Think Again About "Blaming Bush", Part 2
Obama has more reason to be mad at Johnson and FDR for bequeathing him intractable legacy costs than at Bush: they will substantially reduce the scope of the things that Obama can do. But I don't expect to hear him explain that he has to run a budget deficit because he inherited a legacy of unsustainable spending by his Democratic predecessors. The fact remains that Bush actually left him very little legacy of permanent spending to be drivng his future deficits. Once we withdraw from Iraq (I assume we can all agree that any president would have invaded Afghanistan), and the tax cuts expire next year, the actual net contribution of everything Bush did to Obama's structural deficits will be well under $100 billion a year of the $1 trillion or so Obama is projected to spend.

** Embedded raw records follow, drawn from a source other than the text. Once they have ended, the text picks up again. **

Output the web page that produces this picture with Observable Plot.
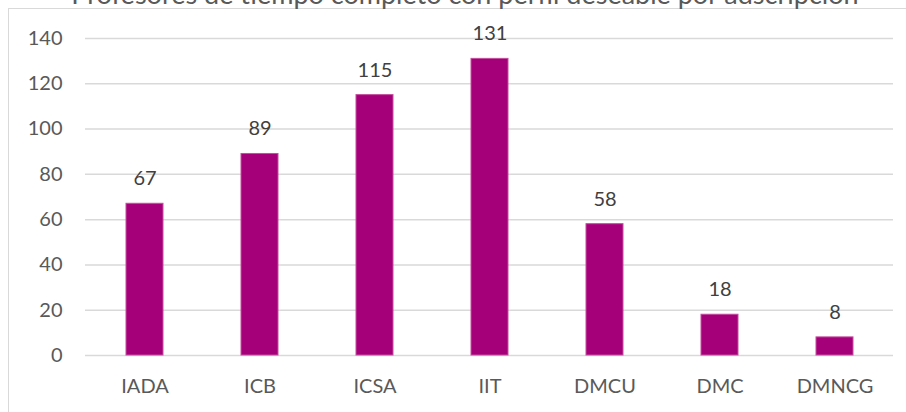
<!DOCTYPE html>
<html>
<head>
<meta charset="utf-8">
<script src="https://cdn.jsdelivr.net/npm/d3@7"></script>
<script src="https://cdn.jsdelivr.net/npm/@observablehq/plot@0.6"></script>
<style>
  html, body { margin: 0; padding: 0; background: #fff; overflow: hidden; }
  #wrap { position: relative; width: 906px; height: 412px; overflow: hidden; }
  #frame { position: absolute; left: 8px; top: 8px; width: 1000px; height: 1000px; border: 1.5px solid #d9d9d9; box-sizing: border-box; }
  #title { position: absolute; left: 12px; width: 906px; top: -23px; line-height: 27px; text-align: center; font: 27px Lato, "Open Sans", sans-serif; color: #595959; white-space: nowrap; }
  #chart { position: absolute; left: 0; top: 0; }
</style>
</head>
<body>
<div id="wrap">
  <div id="frame"></div>
  <div id="title">Profesores de tiempo completo con perfil deseable por adscripción</div>
  <div id="chart"></div>
</div>
<script>
const categories = ["IADA", "ICB", "ICSA", "IIT", "DMCU", "DMC", "DMNCG"];
const values = [67, 89, 115, 131, 58, 18, 8];
const yTicks = [0, 20, 40, 60, 80, 100, 120, 140];

const data = categories.map((c, i) => ({ category: c, value: values[i] }));

const chart = Plot.plot({
  width: 906,
  height: 412,
  marginLeft: 85,
  marginRight: 13,
  marginTop: 38,
  marginBottom: 57,
  style: { fontFamily: "Lato, 'Open Sans', sans-serif", fontSize: "20px", background: "transparent", overflow: "visible" },
  x: { domain: categories, paddingInner: 0.68, paddingOuter: 0.34, label: null },
  y: { domain: [0, 140], label: null },
  marks: [
    Plot.ruleY(yTicks, { stroke: "#d9d9d9", strokeWidth: 1.5 }),
    Plot.axisY({ ticks: yTicks, tickSize: 0, tickPadding: 23, fontSize: 20, color: "#595959", label: null }),
    Plot.axisX({ tickSize: 0, tickPadding: 23, fontSize: 20, color: "#595959", label: null }),
    Plot.barY(data, { x: "category", y: "value", fill: "#a5007a", stroke: "#c34d9e", strokeWidth: 1 }),
    Plot.text(data, { x: "category", y: "value", text: d => String(d.value), dy: -25, fill: "#404040", fontSize: 20 })
  ]
});
document.getElementById("chart").appendChild(chart);
</script>
</body>
</html>
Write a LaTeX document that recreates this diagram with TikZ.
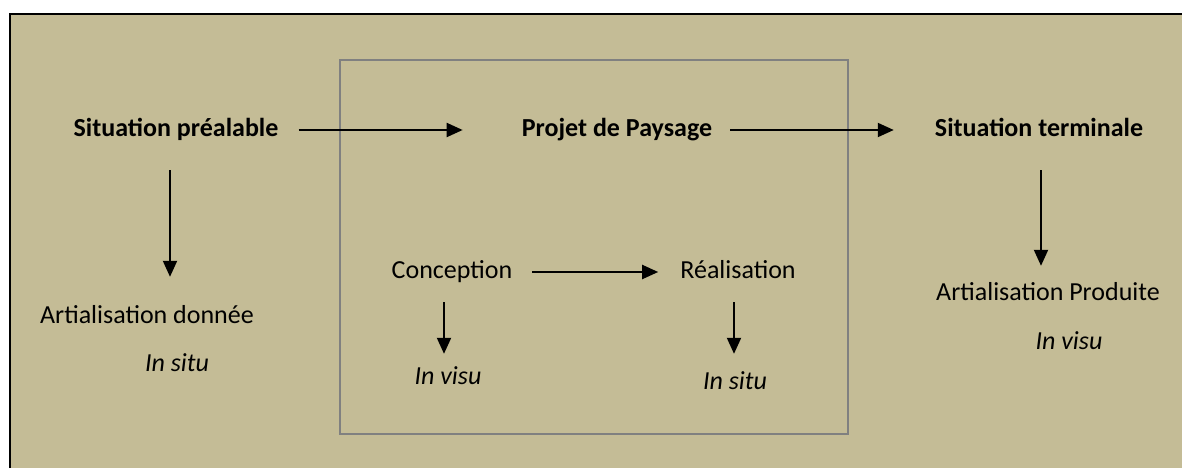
\documentclass[tikz,border=0pt]{standalone}
\usepackage{fontspec}
\setmainfont{Carlito}
\usetikzlibrary{arrows.meta, positioning}
\definecolor{tan}{HTML}{C4BC96}

\begin{document}
\begin{tikzpicture}[
  x=1pt, y=1pt,
  txt/.style={inner sep=0pt, text height=19pt, text depth=6pt, font=\fontsize{26}{30}\selectfont},
  head/.style={txt, font=\fontsize{26}{30}\selectfont\bfseries},
  mode/.style={txt, font=\fontsize{26}{30}\selectfont\itshape},
  flow/.style={line width=2pt, -{Triangle[length=16pt,width=14pt]}}]

  \useasboundingbox (0,0) rectangle (1182,-468);
  \fill[white] (0,0) rectangle (1182,-468);
  \fill[tan] (10,-14) rectangle (1182,-468);
  \draw[line width=2.5pt] (10,-468) -- (10,-14) -- (1182,-14);
  \draw[gray, line width=1.6pt] (340,-60) rectangle (848,-434);

  \node[head] (pre) at (176,-130) {Situation préalable};
  \node[head] (projet) at (617,-130) {Projet de Paysage};
  \node[head] (term) at (1039,-130) {Situation terminale};
  \node[txt] (donnee) at (147,-317) {Artialisation donnée};
  \node[mode] (situL) at (177,-365) {In situ};
  \node[txt] (concep) at (452,-272) {Conception};
  \node[txt] (real) at (738,-272) {Réalisation};
  \node[mode] (visuC) at (448,-378) {In visu};
  \node[mode] (situR) at (735,-383) {In situ};
  \node[txt] (produite) at (1048,-294) {Artialisation Produite};
  \node[mode] (visuR) at (1069,-343) {In visu};

  \draw[flow, shorten <=20pt, shorten >=59pt] (pre.east) -- (projet.west);
  \draw[flow, shorten <=18pt, shorten >=41pt] (projet.east) -- (term.west);
  \draw[flow, shorten <=20pt, shorten >=22pt] (concep.east) -- (real.west);
  \draw[flow, shorten <=27.5pt, shorten >=27.5pt] ([xshift=-6pt]pre.south) -- ([xshift=-6pt]pre.south |- donnee.north);
  \draw[flow, shorten <=17.5pt, shorten >=11.5pt] ([xshift=-8pt]concep.south) -- ([xshift=-8pt]concep.south |- visuC.north);
  \draw[flow, shorten <=17.5pt, shorten >=16.5pt] ([xshift=-4pt]real.south) -- ([xshift=-4pt]real.south |- situR.north);
  \draw[flow, shorten <=27.5pt, shorten >=15.5pt] ([xshift=2pt]term.south) -- ([xshift=2pt]term.south |- produite.north);
\end{tikzpicture}
\end{document}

Not that I want to get all hysterical about the Obama deficits either. I presume he's planning to deal with them, mostly in ways I don't like. But I'm not going to start claiming that I have scientifically proven, through the awesome power of budget math, that Obama is like the worst president ever: I will hate his health care plans, etc. exactly as much if he raises taxes to pay for them. My worries about his deficits are more prosaic: is he borrowing so much money that we're at risk of a fiscal crisis brought on by excess debt and spiking interest rates, or is he crowding out private investments? These are empirical questions, and it's far too early to have more than hints at the answers. But Obama's deficits, even in 2012 and beyond, are the largest since World War II by any measure. And that's good reason to worry, in a non-hysterical fashion.